## EXERCISE OBJECTIVE
Quote every line below exactly and skip any picture.
== MATERIAL PROVIDED
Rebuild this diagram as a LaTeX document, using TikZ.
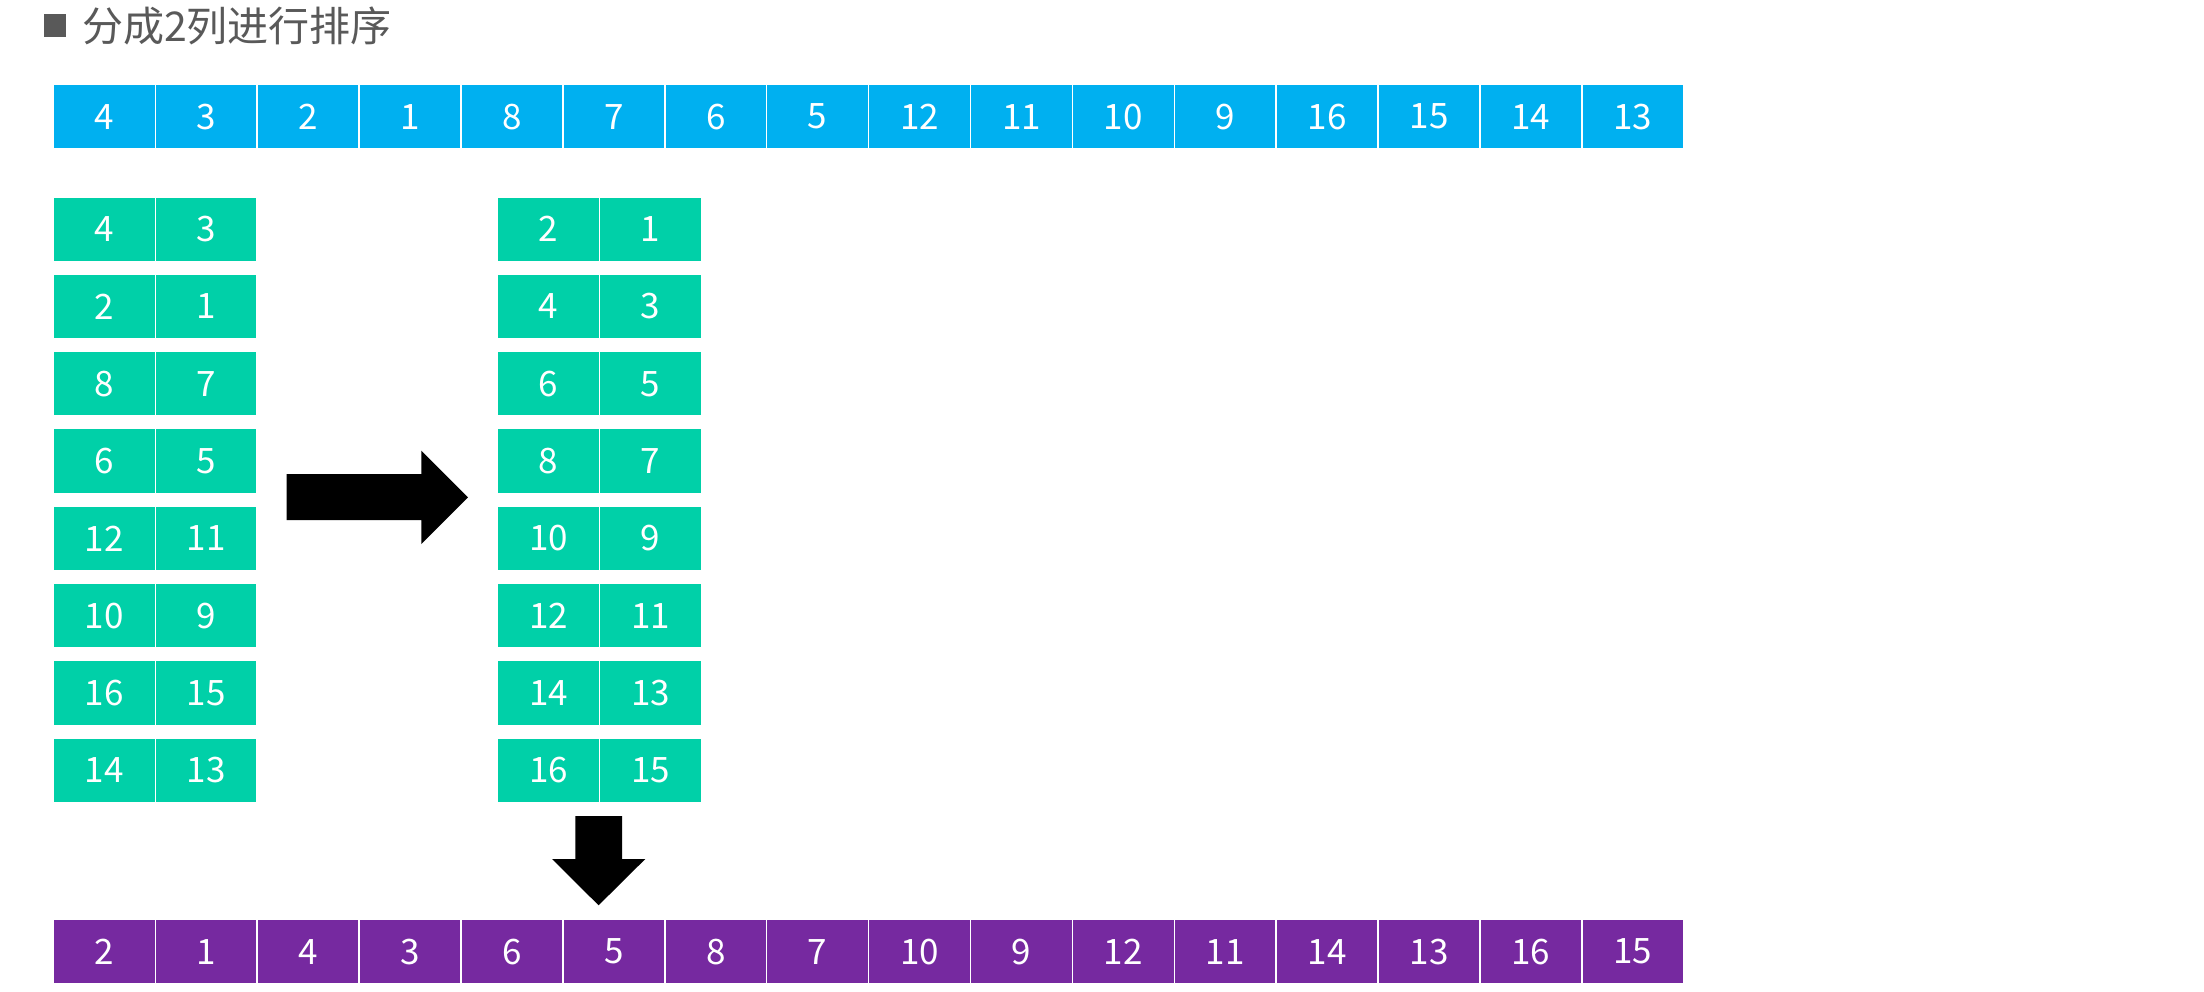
\documentclass[tikz,border=0pt]{standalone}
\usepackage{fontspec}
\setmainfont{Noto Sans CJK SC}
\definecolor{cblue}{HTML}{00B0F0}
\definecolor{cgreen}{HTML}{00D0A8}
\definecolor{cpurple}{HTML}{7629A0}
\definecolor{cgray}{HTML}{595959}
\begin{document}
\begin{tikzpicture}[x=1pt,y=-1pt,
  cell/.style={draw=white,line width=1.5pt,inner sep=0pt,minimum width=101.9pt,minimum height=64.7pt,
    text=white,font=\fontsize{35}{40}\selectfont},
  bluecell/.style={cell,fill=cblue},
  greencell/.style={cell,fill=cgreen},
  purplecell/.style={cell,fill=cpurple},
  blockarrow/.style={fill=black,draw=none}]
\useasboundingbox (0,0) rectangle (2204,992);
% title
\fill[cgray] (44,14) rectangle (66,37);
\node[anchor=west,inner sep=0pt,text=cgray,font=\fontsize{41}{47}\selectfont] (title) at (82,26) {分成2列进行排序};
% top row
\foreach \v [count=\i] in {4,3,2,1,8,7,6,5,12,11,10,9,16,15,14,13}{
  \node[bluecell] (t\i) at ({53.4+101.9*(\i-0.5)},116.7) {\v};
}
% bottom row
\foreach \v [count=\i] in {2,1,4,3,6,5,8,7,10,9,12,11,14,13,16,15}{
  \node[purplecell] (b\i) at ({53.4+101.9*(\i-0.5)},951.6) {\v};
}
% left grid
\foreach \a/\b [count=\r] in {4/3,2/1,8/7,6/5,12/11,10/9,16/15,14/13}{
  \node[greencell] (la\r) at ({53.4+101.9*0.5},{196.8+32.35+77.3*(\r-1)}) {\a};
  \node[greencell] (lb\r) at ({53.4+101.9*1.5},{196.8+32.35+77.3*(\r-1)}) {\b};
}
% right grid
\foreach \a/\b [count=\r] in {2/1,4/3,6/5,8/7,10/9,12/11,14/13,16/15}{
  \node[greencell] (ra\r) at ({497.6+101.9*0.5},{196.8+32.35+77.3*(\r-1)}) {\a};
  \node[greencell] (rb\r) at ({497.6+101.9*1.5},{196.8+32.35+77.3*(\r-1)}) {\b};
}
% right block arrow
\fill[blockarrow] (286.7,474) -- (421.3,474) -- (421.3,450.7) -- (468,497.3) -- (421.3,544) -- (421.3,520) -- (286.7,520) -- cycle;
% down block arrow
\fill[blockarrow] (575.3,816) -- (622,816) -- (622,859) -- (645.3,859) -- (598.6,905.3) -- (552,859) -- (575.3,859) -- cycle;
\end{tikzpicture}
\end{document}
====
## ANSWER TO THE EXERCISE
Rebuild this diagram as a LaTeX document, using TikZ.
\documentclass[tikz,border=0pt]{standalone}
\usepackage{fontspec}
\setmainfont{Noto Sans CJK SC}
\definecolor{cblue}{HTML}{00B0F0}
\definecolor{cgreen}{HTML}{00D0A8}
\definecolor{cpurple}{HTML}{7629A0}
\definecolor{cgray}{HTML}{595959}
\begin{document}
\begin{tikzpicture}[x=1pt,y=-1pt,
  cell/.style={draw=white,line width=1.5pt,inner sep=0pt,minimum width=101.9pt,minimum height=64.7pt,
    text=white,font=\fontsize{35}{40}\selectfont},
  bluecell/.style={cell,fill=cblue},
  greencell/.style={cell,fill=cgreen},
  purplecell/.style={cell,fill=cpurple},
  blockarrow/.style={fill=black,draw=none}]
\useasboundingbox (0,0) rectangle (2204,992);
% title
\fill[cgray] (44,14) rectangle (66,37);
\node[anchor=west,inner sep=0pt,text=cgray,font=\fontsize{41}{47}\selectfont] (title) at (82,26) {分成2列进行排序};
% top row
\foreach \v [count=\i] in {4,3,2,1,8,7,6,5,12,11,10,9,16,15,14,13}{
  \node[bluecell] (t\i) at ({53.4+101.9*(\i-0.5)},116.7) {\v};
}
% bottom row
\foreach \v [count=\i] in {2,1,4,3,6,5,8,7,10,9,12,11,14,13,16,15}{
  \node[purplecell] (b\i) at ({53.4+101.9*(\i-0.5)},951.6) {\v};
}
% left grid
\foreach \a/\b [count=\r] in {4/3,2/1,8/7,6/5,12/11,10/9,16/15,14/13}{
  \node[greencell] (la\r) at ({53.4+101.9*0.5},{196.8+32.35+77.3*(\r-1)}) {\a};
  \node[greencell] (lb\r) at ({53.4+101.9*1.5},{196.8+32.35+77.3*(\r-1)}) {\b};
}
% right grid
\foreach \a/\b [count=\r] in {2/1,4/3,6/5,8/7,10/9,12/11,14/13,16/15}{
  \node[greencell] (ra\r) at ({497.6+101.9*0.5},{196.8+32.35+77.3*(\r-1)}) {\a};
  \node[greencell] (rb\r) at ({497.6+101.9*1.5},{196.8+32.35+77.3*(\r-1)}) {\b};
}
% right block arrow
\fill[blockarrow] (286.7,474) -- (421.3,474) -- (421.3,450.7) -- (468,497.3) -- (421.3,544) -- (421.3,520) -- (286.7,520) -- cycle;
% down block arrow
\fill[blockarrow] (575.3,816) -- (622,816) -- (622,859) -- (645.3,859) -- (598.6,905.3) -- (552,859) -- (575.3,859) -- cycle;
\end{tikzpicture}
\end{document}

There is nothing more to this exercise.